Member of Parliament, Lok Sabha
- Incumbent
- Assumed office 4 June 2024
- Preceded by: Subhash Sarkar
- Constituency: Bankura
- Majority: 32,778

Member of the West Bengal Legislative Assembly
- In office 6 May 2021 – 4 June 2024
- Preceded by: Samir Chakraborty
- Succeeded by: Falguni Singhababu
- Constituency: Taldangra, Bankura
- Majority: 12,377

Personal details
- Born: 5 August 1956 (age 69) Bankura, West Bengal, India
- Party: Nationalist Citizens Party of India (2026–present)
- Other political affiliations: Trinamool Congress (till 2026)
- Education: B.A., L.L.B
- Alma mater: Ranchi University (1979)
- Profession: Advocate

= Arup Chakraborty (politician) =

Indian politician

Arup Chakraborty (born 5 August 1956) is an Indian politician from West Bengal. A member of Trinamool Congress, he had served as member of West Bengal Legislative Assembly from Taldangra constituency in Bankura from 2021 to 2024. In 2024 General Elections, He was elected as Member of Parliament, Lok Sabha for Bankura Constituency, by defeating BJP's ex - union minister of state Subhas Sarkar.

== Birth and education ==
Chakraborty was born in Mejia, Bankura on 5 August 1956. He holds B.A. & L.L.B from Ranchi University in 1979.

== Career ==
He is the district party president for TMC in Bankura. He was elected as vice president of Bankura Zila Parishad in 2013. He was known for his controversial comments, some of which drew criticism.

In 2024, he became an MP from Bankura Lok Sabha seat.

===2026 Rebellion===

In June 2026, almost immediately after the massive Trinamool Congress defeat, around 20 MPs of TMC including Yusuf Pathan, Saayoni Ghosh, Shatrughan Sinha, Bapi Halder, Mala Roy, Mitali Bag, Deepak Adhikari, Arup Chakraborty, Sharmila Sarkar, Satabdi Roy, Rachna Banerjee, Prasun Banerjee and others, allegedly declared rebellion from their Party, and presented their written wish to join Bhartiya Janata Party.

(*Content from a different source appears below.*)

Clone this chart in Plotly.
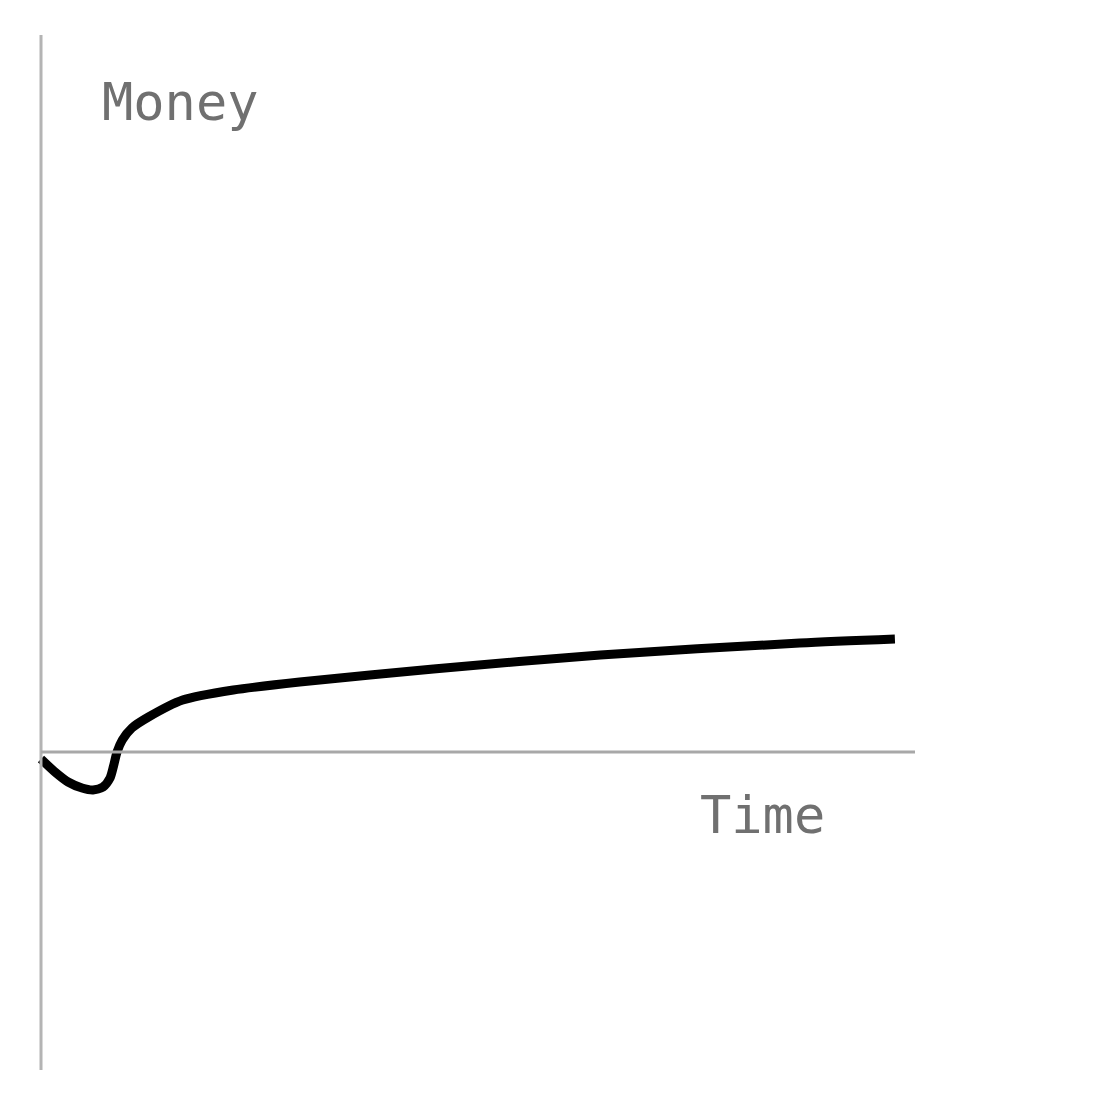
import plotly.graph_objects as go

# time (0..100 along the axis) and money (0 = the time axis)
time = [0, 1.6, 3.1, 4.7, 5.95, 7.1, 7.9, 8.3, 8.7, 9.3, 10.4, 12.3, 16.2, 22.0, 29.6, 44.9, 64.0, 86.8, 97.7]
money = [-7, -20, -30, -36, -38, -35, -26, -14, 0, 12, 24, 35, 52, 62, 70, 83, 97, 109, 113]

x_label = "Time"
y_label = "Money"

fig = go.Figure()
fig.add_trace(
    go.Scatter(
        x=time,
        y=money,
        mode="lines",
        line=dict(color="black", width=9, shape="spline", smoothing=0.7),
        showlegend=False,
        hoverinfo="skip",
    )
)

# hand drawn looking axes
fig.add_shape(type="line", x0=0, x1=0, y0=-318, y1=717, line=dict(color="#b4b4b4", width=3))
fig.add_shape(type="line", x0=0, x1=100, y0=0, y1=0, line=dict(color="#a8a8a8", width=3))

label_font = dict(family="DejaVu Sans Mono", size=52, color="#707070")
fig.add_annotation(x=16.0, y=650, text=y_label, showarrow=False, font=label_font)
fig.add_annotation(x=82.6, y=-63, text=x_label, showarrow=False, font=label_font)

# page has an 8px body margin, so the ranges are shifted to keep the marks in place
fig.update_layout(
    width=1116,
    height=1116,
    margin=dict(l=0, r=0, t=0, b=0),
    plot_bgcolor="white",
    paper_bgcolor="white",
    xaxis=dict(range=[(8 - 41) / 8.74, (1124 - 41) / 8.74], visible=False, fixedrange=True),
    yaxis=dict(range=[752 - 1124, 752 - 8], visible=False, fixedrange=True),
)
fig.write_html("out.html")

This group was led by Kakoli Ghosh.

Later, on 14 June, 20 MPs, including Chakraborty, signed a formal letter declaring their split from Trinamool Congress as to merge with the Nationalist Citizen Party of India (NCPI). They formally submitted the letter to Lok Sabha Speaker Om Birla.

The total strength of TMC in Lok Sabha had been 28, so that a number of 20 MPS made it eligible for splitting from the Party, as per the Indian Defection laws, so as to escape the anti-defection disqualification.